TASK TO CARRY OUT: Retype the lines from the first one in the records down to the line containing "import pandas as pd", counting both, and leave out any pictures.

--- Start RECORDS TO PROCESS ---

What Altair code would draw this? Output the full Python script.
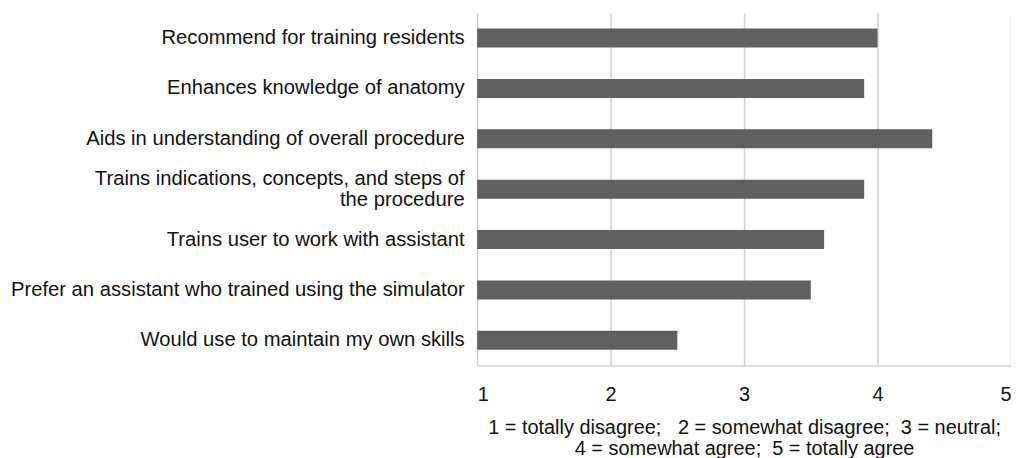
import altair as alt
import pandas as pd

statements = [
    "Recommend for training residents",
    "Enhances knowledge of anatomy",
    "Aids in understanding of overall procedure",
    "Trains indications, concepts, and steps of|the procedure",
    "Trains user to work with assistant",
    "Prefer an assistant who trained using the simulator",
    "Would use to maintain my own skills",
]
scores = [4.0, 3.9, 4.41, 3.9, 3.6, 3.5, 2.5]
base_value = [1, 1, 1, 1, 1, 1, 1]
x_ticks = [1, 2, 3, 4, 5]
x_title = [
    "1 = totally disagree;\u00a0\u00a0 2 = somewhat disagree;\u00a0 3 = neutral;",
    "4 = somewhat agree;\u00a0 5 = totally agree",
]

df = pd.DataFrame({"statement": statements, "score": scores, "base": base_value})

font = "Liberation Sans"
txt = "#111111"

chart = (
    alt.Chart(df)
    .mark_bar(color="#606060", size=19)
    .encode(
        y=alt.Y(
            "statement:N",
            sort=None,
            title=None,
            axis=alt.Axis(
                labelExpr="split(datum.label, '|')",
                labelFontSize=20.3,
                labelFont=font,
                labelColor=txt,
                labelPadding=13,
                labelLimit=800,
                labelOffset={"expr": "indexof(datum.label, '|') >= 0 ? -10 : 0"},
                ticks=False,
                domain=False,
                grid=False,
                labelLineHeight=21,
            ),
            scale=alt.Scale(paddingInner=0, paddingOuter=0),
        ),
        x=alt.X(
            "score:Q",
            scale=alt.Scale(domain=[1, 5], nice=False, zero=False),
            title=x_title,
            axis=alt.Axis(
                values=x_ticks,
                format="d",
                labelFontSize=20,
                labelFont=font,
                labelColor=txt,
                labelPadding=19,
                ticks=False,
                domain=True,
                domainColor="#d0d0d0",
                domainWidth=1.5,
                gridColor="#d0d0d0",
                gridWidth=1.5,
                titleFont=font,
                titleFontSize=20,
                titleFontWeight="normal",
                titleColor=txt,
                titlePadding=13,
                titleLineHeight=21,
            ),
        ),
        x2="base:Q",
    )
    .properties(width=536, height=354, padding={"top": 4, "left": 2, "right": 0, "bottom": 0})
    .configure_view(stroke=None)
)

chart.save("out.html", embed_options={"renderer": "svg", "actions": False})
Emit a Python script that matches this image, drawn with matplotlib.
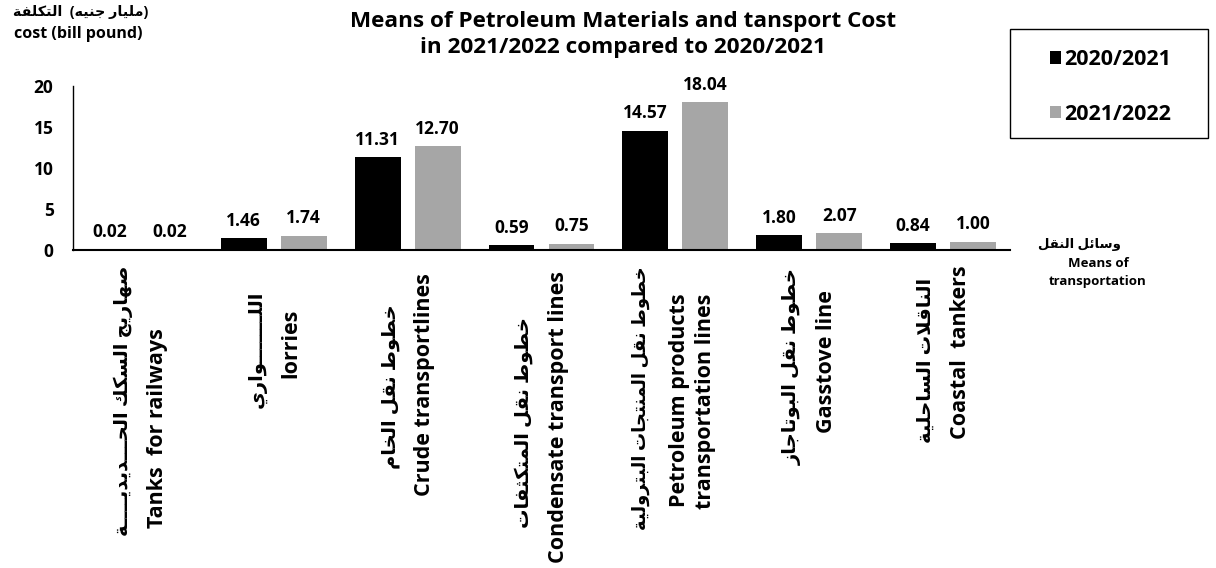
import numpy as np
import matplotlib
matplotlib.use('Agg')
import matplotlib.pyplot as plt
import matplotlib.transforms as mtransforms
from matplotlib.patches import Patch, Rectangle

plt.rcParams['font.family'] = ['Open Sans', 'DejaVu Sans']
plt.rcParams['font.weight'] = 'bold'

# data
labels_ar = ['صهاريج السكك الحـــديديــــة', 'اللـــــــواري', 'خطوط نقل الخام',
             'خطوط نقل المتكثفات', 'خطوط نقل المنتجات البترولية',
             'خطوط نقل البوتاجاز', 'الناقلات الساحلية']
labels_en = ['Tanks  for railways', 'lorries', 'Crude transportlines',
             'Condensate transport lines', 'Petroleum products\ntransportation lines',
             'Gasstove line', 'Coastal  tankers']
series_names = ['2020/2021', '2021/2022']
cost_2020 = [0.02, 1.46, 11.31, 0.59, 14.57, 1.80, 0.84]
cost_2021 = [0.02, 1.74, 12.70, 0.75, 18.04, 2.07, 1.00]
colors = ['#000000', '#a6a6a6']

# vertical centre (pixels below the top of the figure) of each rotated label line
centre_ar_px = [401, 349, 387, 423, 398, 367, 360]
centre_en_px = [428, 343, 385, 417, 401, 362, 352]

# arabic contextual forms: isolated, final, initial, medial
FORMS = {
    'ا': (0xFE8D, 0xFE8E, None, None), 'ب': (0xFE8F, 0xFE90, 0xFE91, 0xFE92),
    'ة': (0xFE93, 0xFE94, None, None), 'ت': (0xFE95, 0xFE96, 0xFE97, 0xFE98),
    'ث': (0xFE99, 0xFE9A, 0xFE9B, 0xFE9C), 'ج': (0xFE9D, 0xFE9E, 0xFE9F, 0xFEA0),
    'ح': (0xFEA1, 0xFEA2, 0xFEA3, 0xFEA4), 'خ': (0xFEA5, 0xFEA6, 0xFEA7, 0xFEA8),
    'د': (0xFEA9, 0xFEAA, None, None), 'ر': (0xFEAD, 0xFEAE, None, None),
    'ز': (0xFEAF, 0xFEB0, None, None), 'س': (0xFEB1, 0xFEB2, 0xFEB3, 0xFEB4),
    'ص': (0xFEB9, 0xFEBA, 0xFEBB, 0xFEBC), 'ط': (0xFEC1, 0xFEC2, 0xFEC3, 0xFEC4),
    'ف': (0xFED1, 0xFED2, 0xFED3, 0xFED4), 'ق': (0xFED5, 0xFED6, 0xFED7, 0xFED8),
    'ك': (0xFED9, 0xFEDA, 0xFEDB, 0xFEDC), 'ل': (0xFEDD, 0xFEDE, 0xFEDF, 0xFEE0),
    'م': (0xFEE1, 0xFEE2, 0xFEE3, 0xFEE4), 'ن': (0xFEE5, 0xFEE6, 0xFEE7, 0xFEE8),
    'ه': (0xFEE9, 0xFEEA, 0xFEEB, 0xFEEC), 'و': (0xFEED, 0xFEEE, None, None),
    'ي': (0xFEF1, 0xFEF2, 0xFEF3, 0xFEF4), 'ئ': (0xFE89, 0xFE8A, 0xFE8B, 0xFE8C),
    'LA': (0xFEFB, 0xFEFC, None, None),
}
TATWEEL = 'ـ'


def joins_next(c):
    return c == TATWEEL or (c in FORMS and FORMS[c][2] is not None)


def joins(c):
    return c == TATWEEL or c in FORMS


def shape(text):
    # merge lam-alef into one ligature
    chars = []
    i = 0
    while i < len(text):
        if text[i] == 'ل' and i + 1 < len(text) and text[i + 1] == 'ا':
            chars.append('LA')
            i += 2
        else:
            chars.append(text[i])
            i += 1
    out = []
    for i, c in enumerate(chars):
        if c not in FORMS:
            out.append(c)
            continue
        prev_ok = i > 0 and joins_next(chars[i - 1])
        next_ok = FORMS[c][2] is not None and i + 1 < len(chars) and joins(chars[i + 1])
        iso, fin, ini, med = FORMS[c]
        if prev_ok and next_ok:
            code = med
        elif prev_ok:
            code = fin
        elif next_ok:
            code = ini
        else:
            code = iso
        out.append(chr(code))
    # visual order (right to left)
    return ''.join(out)[::-1]


W, H = 1216, 568
fig, ax = plt.subplots(figsize=(W / 100, H / 100), dpi=100)
fig.subplots_adjust(left=0.060, right=0.8306, bottom=0.5599, top=0.8486)

x = np.arange(len(labels_en))
w = 0.343
off = 0.224
b1 = ax.bar(x - off, cost_2020, w, color=colors[0], label=series_names[0])
b2 = ax.bar(x + off, cost_2021, w, color=colors[1], label=series_names[1])
for bars, vals in ((b1, cost_2020), (b2, cost_2021)):
    for rect, v in zip(bars, vals):
        ax.annotate('%.2f' % v, (rect.get_x() + rect.get_width() / 2, v),
                    xytext=(0, 6), textcoords='offset points', ha='center',
                    va='bottom', fontsize=12.5, fontweight='bold')

ax.set_xlim(-0.5, 6.5)
ax.set_ylim(0, 20)
ax.set_yticks([0, 5, 10, 15, 20])
ax.tick_params(axis='y', length=0, labelsize=12.5, pad=14)
ax.set_xticks([])
for s in ['top', 'right']:
    ax.spines[s].set_visible(False)
ax.spines['left'].set_linewidth(1.0)
ax.spines['bottom'].set_linewidth(1.5)

# rotated category labels: arabic line, then english line(s)
pitch = 25  # points between lines
blend = mtransforms.blended_transform_factory(ax.transData, fig.transFigure)
for i in range(len(x)):
    en_lines = labels_en[i].split('\n')
    n = 1 + len(en_lines)
    ar_size = 13 if len(en_lines) > 1 else 14
    tr = mtransforms.offset_copy(blend, fig=fig, x=-(n - 1) / 2 * pitch, units='points')
    ax.text(x[i], 1 - centre_ar_px[i] / H, shape(labels_ar[i]), transform=tr,
            rotation=90, ha='center', va='center', fontsize=ar_size,
            fontweight='bold', clip_on=False)
    en_off = (1 + (len(en_lines) - 1) / 2 - (n - 1) / 2) * pitch
    tr = mtransforms.offset_copy(blend, fig=fig, x=en_off, units='points')
    ax.text(x[i], 1 - centre_en_px[i] / H, labels_en[i], transform=tr,
            rotation=90, ha='center', va='center', multialignment='right',
            fontsize=15.5, fontweight='bold', linespacing=1.3, clip_on=False)

fig.text(0.066, 0.978, shape('التكلفة') + '  (' + shape('مليار جنيه') + ')',
         ha='center', va='center', fontsize=10.3, fontweight='bold')
fig.text(0.064, 0.941, 'cost (bill pound)', ha='center', va='center',
         fontsize=11.5, fontweight='bold')
fig.text(0.888, 0.570, shape('وسائل النقل'), ha='center', va='center',
         fontsize=9.5, fontweight='bold')
fig.text(0.903, 0.520, 'Means of\ntransportation', ha='center', va='center',
         fontsize=9.5, fontweight='bold', linespacing=1.45)

fig.suptitle('Means of Petroleum Materials and tansport Cost\nin 2021/2022 compared to 2020/2021',
             x=0.512, y=0.981, fontsize=16.2, fontweight='bold', linespacing=1.3)

# legend box
fig.add_artist(Rectangle((0.8306, 0.757), 0.1628, 0.192, transform=fig.transFigure,
                         facecolor='none', edgecolor='black', linewidth=1.0))
handles = [Patch(facecolor=c) for c in colors]
leg = fig.legend(handles, series_names, loc='center',
                 bbox_to_anchor=(0.9135, 0.847), frameon=False,
                 fontsize=15.5, handlelength=0.5, handleheight=0.5,
                 handletextpad=0.15, labelspacing=1.55, borderpad=0)
for t in leg.get_texts():
    t.set_fontweight('bold')

fig.savefig('out.png', dpi=100)
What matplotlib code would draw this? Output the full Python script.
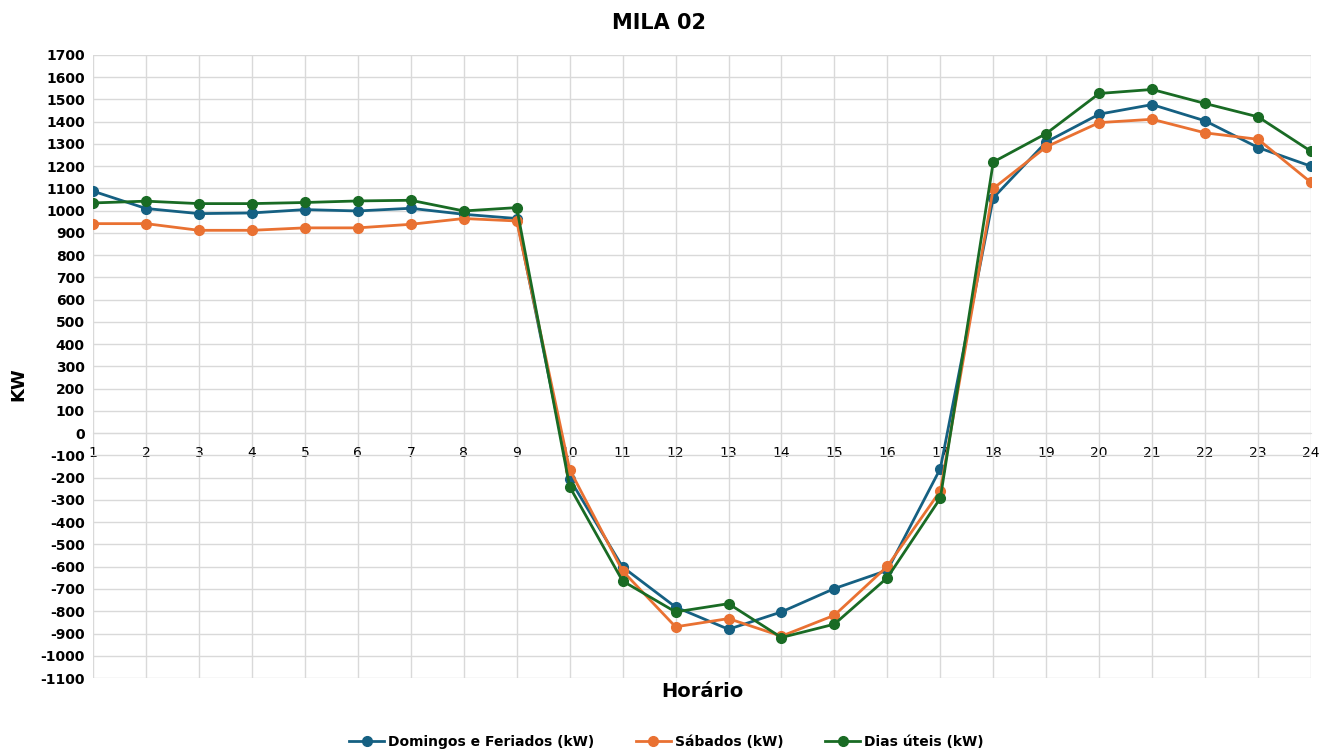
import matplotlib
matplotlib.use("Agg")
import matplotlib.pyplot as plt

hours = list(range(1, 25))
domingos = [1088, 1010, 987, 990, 1005, 999, 1011, 984, 965, -205, -601, -781,
            -881, -803, -698, -616, -159, 1058, 1309, 1434, 1477, 1404, 1284, 1200]
sabados = [942, 942, 912, 912, 923, 923, 939, 965, 954, -163, -619, -870,
           -833, -912, -818, -598, -259, 1100, 1287, 1396, 1411, 1350, 1321, 1127]
uteis = [1035, 1043, 1032, 1032, 1037, 1044, 1047, 999, 1014, -240, -664, -803,
         -766, -918, -858, -649, -292, 1219, 1347, 1527, 1545, 1482, 1422, 1267]
yticks = list(range(-1100, 1701, 100))

series = [
    ("Domingos e Feriados (kW)", domingos, "#156082"),
    ("Sábados (kW)", sabados, "#E97132"),
    ("Dias úteis (kW)", uteis, "#196B24"),
]

plt.rcParams['font.family'] = ['DejaVu Sans']

fig = plt.figure(figsize=(13.33, 7.51), dpi=100)
ax = fig.add_axes([0.0698, 0.0972, 0.9137, 0.8296])

for name, vals, col in series:
    ax.plot(hours, vals, color=col, lw=2, marker='o', ms=7, label=name, zorder=3)

ax.set_xlim(1, 24)
ax.set_ylim(-1100, 1700)
ax.set_yticks(yticks)
ax.set_yticklabels([str(v) for v in yticks], fontsize=10, fontweight='bold')
ax.set_xticks(hours)
ax.set_xticklabels([str(h) for h in hours], fontsize=10, fontweight='bold')
ax.grid(True, color='#d9d9d9', lw=1)
ax.set_axisbelow(True)
for s in ['top', 'right', 'left']:
    ax.spines[s].set_visible(False)
ax.spines['bottom'].set_position(('data', 0))
ax.spines['bottom'].set_color('#d9d9d9')
ax.tick_params(axis='both', length=0)
ax.tick_params(axis='x', pad=9)
ax.tick_params(axis='y', pad=6)

fig.text(0.4945, 0.970, "MILA 02", ha='center', va='center', fontsize=15, fontweight='bold')
fig.text(0.014, 0.488, "KW", ha='center', va='center', rotation=90, fontsize=13, fontweight='bold')
fig.text(0.527, 0.079, "Horário", ha='center', va='center', fontsize=14, fontweight='bold')

fig.legend(loc='center', bbox_to_anchor=(0.5, 0.012), ncol=3, frameon=False,
           prop={'size': 10, 'weight': 'bold'}, handlelength=2.5, columnspacing=3,
           handletextpad=0.3)

fig.savefig("out.png", dpi=100, facecolor='white')
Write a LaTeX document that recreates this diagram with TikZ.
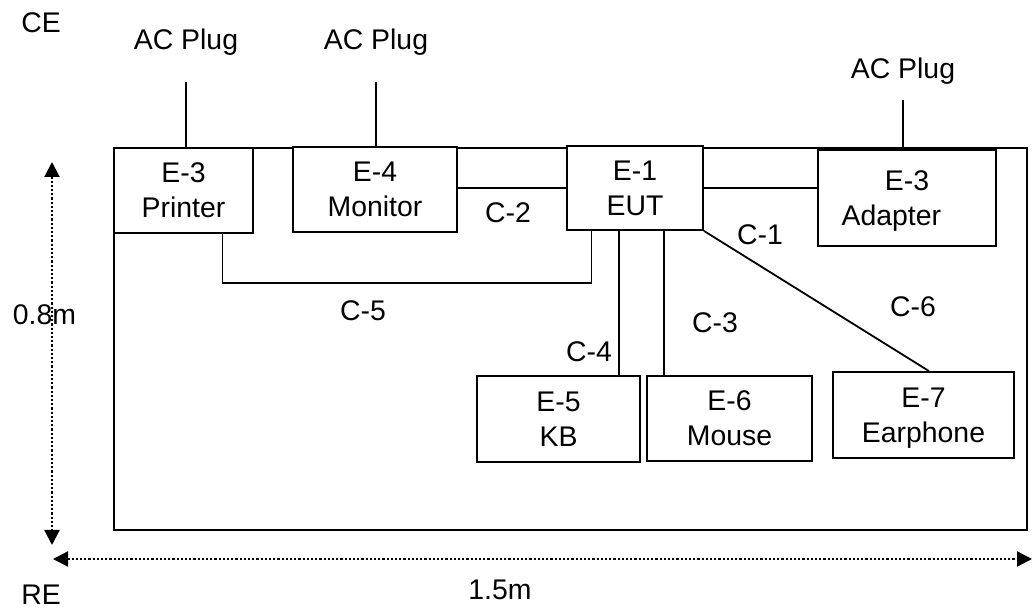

--- End RECORDS TO PROCESS ---

ANSWER TO THIS EXERCISE:
What Altair code would draw this? Output the full Python script.
import altair as alt
import pandas as pd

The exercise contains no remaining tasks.